The result of this improvement in the public finances is that the Chancellor is likely to have more than enough headroom to end austerity – given that the price tag for departmental spending rising in line with the overall economy is around £11 billion, while scrapping the last year of the benefit freeze would cost £1.5 billion. The only reason the Chancellor won’t be announcing exactly that policy is Brexit, and specifically his argument that fiscal headroom should be maintained in case it is required to support the economy in the event of ‘no deal’. That argument doesn’t make a huge amount of economic sense as he’s saying he’ll increase spending whether or not there’s a deal. But there is a political rational of sorts of promising sunny uplands if MPs back the Prime Minister deal.

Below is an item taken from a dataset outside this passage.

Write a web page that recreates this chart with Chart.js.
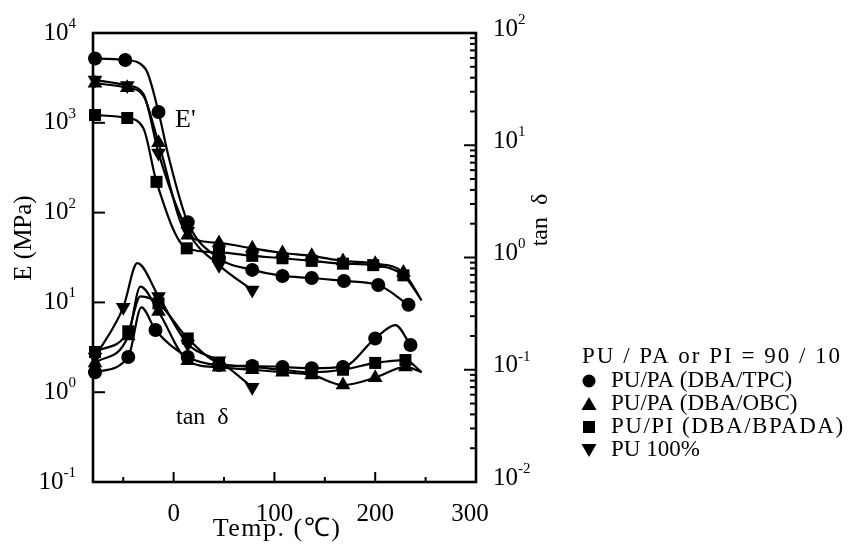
<!DOCTYPE html>
<html lang="en">
<head>
<meta charset="UTF-8">
<title>E' and tan delta vs temperature</title>
<script src="https://cdn.jsdelivr.net/npm/chart.js"></script>
<style>
    body { margin: 0; background: #fff; }
    #wrap { width: 863px; height: 546px; }
</style>
</head>
<body>
<div id="wrap"><canvas id="myChart" width="863" height="546"></canvas></div>
<script>
// storage modulus E' (MPa) – measured points [temp, value]
const eTPC = [[-78, 5200], [-48, 5000], [-15, 1320], [14, 78], [45, 31], [78, 23], [108, 19.7], [137, 18.7], [169, 17.3], [203, 15.6], [233, 9.4]];
const eOBC = [[-78, 2760], [-46, 2450], [-15, 600], [14, 56], [45, 46], [78, 40], [108, 35.5], [137, 33], [168, 29], [200, 27], [228, 21.5]];
const eBPADA = [[-78, 1220], [-46, 1130], [-17, 220], [13, 40], [45, 36], [78, 33], [108, 31], [137, 29], [168, 27], [198, 26], [228, 20]];
const ePU = [[-78, 3000], [-46, 2600], [-15, 460], [14, 62], [45, 26], [78, 13.7]];

// extra points (no marker)
const eTPCCurve = [[-28, 4000], [-5, 420]];
const eOBCCurve = [[-30, 2000], [246, 10.5]];
const eBPADACurve = [[-30, 870], [243, 12]];
const ePUCurve = [[-30, 2100]];

// tan delta – measured points
const tTPC = [[-78, 0.095], [-45, 0.13], [-18, 0.226], [14, 0.13], [45, 0.11], [78, 0.108], [108, 0.106], [137, 0.103], [168, 0.106], [200, 0.19], [235, 0.166]];
const tOBC = [[-78, 0.115], [-45, 0.2], [-15, 0.33], [14, 0.12], [45, 0.105], [78, 0.1], [108, 0.095], [137, 0.09], [168, 0.073], [200, 0.085], [230, 0.106]];
const tBPADA = [[-78, 0.144], [-45, 0.22], [-15, 0.39], [14, 0.19], [45, 0.115], [78, 0.106], [108, 0.1], [137, 0.095], [168, 0.1], [200, 0.115], [230, 0.122]];
const tPU = [[-78, 0.13], [-50, 0.36], [-15, 0.45], [14, 0.17], [45, 0.12], [78, 0.07]];

// extra points (peaks, ends)
const tTPCCurve = [[-32, 0.36], [220, 0.25]];
const tOBCCurve = [[-33, 0.55], [246, 0.095]];
const tBPADACurve = [[-33, 0.45], [246, 0.095]];
const tPUCurve = [[-36, 0.89]];

const seriesNames = ['PU/PA (DBA/TPC)', 'PU/PA (DBA/OBC)', 'PU/PI (DBA/BPADA)', 'PU 100%'];
const legendTitle = 'PU / PA or PI = 90 / 10';
const leftExps = [4, 3, 2, 1, 0, -1];
const rightExps = [2, 1, 0, -1, -2];
const xTickLabels = [0, 100, 200, 300];
const xMinorTicks = [-50, 50, 150, 250];

const FONT = '"Liberation Serif", "Times New Roman", serif';
const styles = [
    { pointStyle: 'circle', rotation: 0, r: 7 },
    { pointStyle: 'triangle', rotation: 0, r: 8.5 },
    { pointStyle: 'rect', rotation: 0, r: 8.5 },
    { pointStyle: 'triangle', rotation: 180, r: 8.5 }
];

function merge(marked, curve) {
    const pts = marked.map(p => ({ x: p[0], y: p[1], m: true }))
        .concat(curve.map(p => ({ x: p[0], y: p[1], m: false })));
    return pts.sort((a, b) => a.x - b.x);
}

function makeSet(marked, curve, i, axis) {
    const st = styles[i];
    return {
        data: merge(marked, curve),
        yAxisID: axis,
        showLine: true,
        borderColor: '#000',
        backgroundColor: '#000',
        borderWidth: 2.2,
        cubicInterpolationMode: 'monotone',
        pointStyle: st.pointStyle,
        rotation: st.rotation,
        pointRadius: c => (c.raw && c.raw.m ? st.r : 0),
        pointBorderWidth: 0,
        clip: false
    };
}

const eSets = [[eTPC, eTPCCurve], [eOBC, eOBCCurve], [eBPADA, eBPADACurve], [ePU, ePUCurve]];
const tSets = [[tTPC, tTPCCurve], [tOBC, tOBCCurve], [tBPADA, tBPADACurve], [tPU, tPUCurve]];

const datasets = [];
eSets.forEach((s, i) => datasets.push(makeSet(s[0], s[1], i, 'y')));
tSets.forEach((s, i) => datasets.push(makeSet(s[0], s[1], i, 'y2')));

function line(ctx, x1, y1, x2, y2) {
    ctx.beginPath(); ctx.moveTo(x1, y1); ctx.lineTo(x2, y2); ctx.stroke();
}

// "10" with superscript exponent
function drawPow(ctx, exp, x, y, align) {
    ctx.font = '25px ' + FONT;
    const wb = ctx.measureText('10').width;
    ctx.font = '15px ' + FONT;
    const es = String(exp);
    const we = ctx.measureText(es).width;
    const x0 = align === 'right' ? x - wb - we : x;
    ctx.textAlign = 'left';
    ctx.textBaseline = 'middle';
    ctx.font = '25px ' + FONT;
    ctx.fillText('10', x0, y);
    ctx.font = '15px ' + FONT;
    ctx.fillText(es, x0 + wb, y - 9);
}

function marker(ctx, i, x, y) {
    ctx.beginPath();
    if (i === 0) ctx.arc(x, y, 6.5, 0, Math.PI * 2);
    else if (i === 1) { ctx.moveTo(x, y - 7); ctx.lineTo(x + 7.5, y + 6); ctx.lineTo(x - 7.5, y + 6); }
    else if (i === 2) ctx.rect(x - 6, y - 6, 12, 12);
    else { ctx.moveTo(x, y + 7); ctx.lineTo(x + 7.5, y - 6); ctx.lineTo(x - 7.5, y - 6); }
    ctx.closePath();
    ctx.fill();
}

const overlay = {
    id: 'overlay',
    afterDraw(chart) {
        const { ctx, chartArea: a, scales } = chart;
        const xs = scales.x, ys = scales.y, y2 = scales.y2;
        ctx.save();
        ctx.strokeStyle = '#000';
        ctx.fillStyle = '#000';
        ctx.lineWidth = 2.6;
        ctx.strokeRect(a.left, a.top, a.right - a.left, a.bottom - a.top);

        ctx.lineWidth = 2;
        // left axis: major ticks + labels
        leftExps.forEach(e => {
            const py = ys.getPixelForValue(Math.pow(10, e));
            if (e < 4 && e > -1) line(ctx, a.left, py, a.left + 12, py);
            drawPow(ctx, e, 76, py, 'right');
        });
        // right axis: major + minor ticks
        rightExps.forEach(e => {
            const py = y2.getPixelForValue(Math.pow(10, e));
            if (e < 2 && e > -2) line(ctx, a.right, py, a.right - 12, py);
            drawPow(ctx, e, 493, py - 4, 'left');
            if (e > -2) {
                for (let k = 2; k <= 9; k++) {
                    const pm = y2.getPixelForValue(k * Math.pow(10, e - 1));
                    line(ctx, a.right, pm, a.right - 6, pm);
                }
            }
        });
        // bottom axis
        xTickLabels.forEach(v => {
            const px = xs.getPixelForValue(v);
            if (v < 300) line(ctx, px, a.bottom, px, a.bottom - 10);
            ctx.font = '25px ' + FONT;
            ctx.textAlign = 'center';
            ctx.textBaseline = 'middle';
            ctx.fillText(String(v), v === 300 ? px - 6 : px, 514);
        });
        xMinorTicks.forEach(v => {
            const px = xs.getPixelForValue(v);
            line(ctx, px, a.bottom, px, a.bottom - 5);
        });

        // axis titles
        ctx.font = '26px ' + FONT;
        ctx.textAlign = 'center';
        ctx.textBaseline = 'middle';
        ctx.letterSpacing = '1.5px';
        ctx.fillText('Temp. (\u2103)', 277, 529);
        ctx.letterSpacing = '0px';
        ctx.font = '25px ' + FONT;
        ctx.save();
        ctx.translate(24, 238);
        ctx.rotate(-Math.PI / 2);
        ctx.fillText('E (MPa)', 0, 0);
        ctx.restore();
        ctx.font = '24px ' + FONT;
        ctx.save();
        ctx.translate(541, 220);
        ctx.rotate(-Math.PI / 2);
        ctx.fillText('tan  \u03b4', 0, 0);
        ctx.restore();

        // annotations
        ctx.textAlign = 'left';
        ctx.font = '26px ' + FONT;
        ctx.fillText("E'", 175, 120);
        ctx.font = '24px ' + FONT;
        ctx.fillText('tan  \u03b4', 176, 418);

        // legend
        ctx.font = '23px ' + FONT;
        ctx.letterSpacing = '2px';
        ctx.fillText(legendTitle, 582, 357);
        seriesNames.forEach((n, i) => {
            const ly = 381 + i * 23;
            marker(ctx, i, 589, ly);
            ctx.letterSpacing = i === 2 ? '1.5px' : '0px';
            ctx.fillText(n, 611, ly);
        });
        ctx.letterSpacing = '0px';
        ctx.restore();
    }
};

new Chart(document.getElementById('myChart'), {
    type: 'scatter',
    data: { datasets: datasets },
    options: {
        responsive: false,
        animation: false,
        layout: { padding: { left: 93, right: 387, top: 33, bottom: 64 } },
        plugins: { legend: { display: false }, tooltip: { enabled: false } },
        scales: {
            x: { type: 'linear', min: -80, max: 300, display: false },
            y: { type: 'logarithmic', min: 0.1, max: 10000, display: false },
            y2: { type: 'logarithmic', min: 0.01, max: 100, display: false, position: 'right' }
        }
    },
    plugins: [overlay]
});
</script>
</body>
</html>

More generally on the politics it’s hard to say the Chancellor is lucky substance wise, given his government looks set to lose today’s vote on its core governing purpose. But there are upsides for the Chancellor. Firstly he almost certainly gets to see no deal ruled out by the Commons a few hours after his Spring Statement – a goal that has been his Treasury’s main objective for the past two years. And secondly it marginally increases the chances of him keeping his job – by keeping Theresa May in hers for a little longer. You never know, depending on the length of any extension the Chancellor might even get to deliver the long awaited Spending Review in the Autumn. The bar is so low that maybe this is what being lucky in politics in 2019 looks like.

So while a new nickname of fortunate Phil might be overdoing it, the Chancellor certainly has some grounds for gratitude. The government is borrowing less, he has some room for manoeuvre to end austerity. And you never know – he might get to keep his job for a few more months.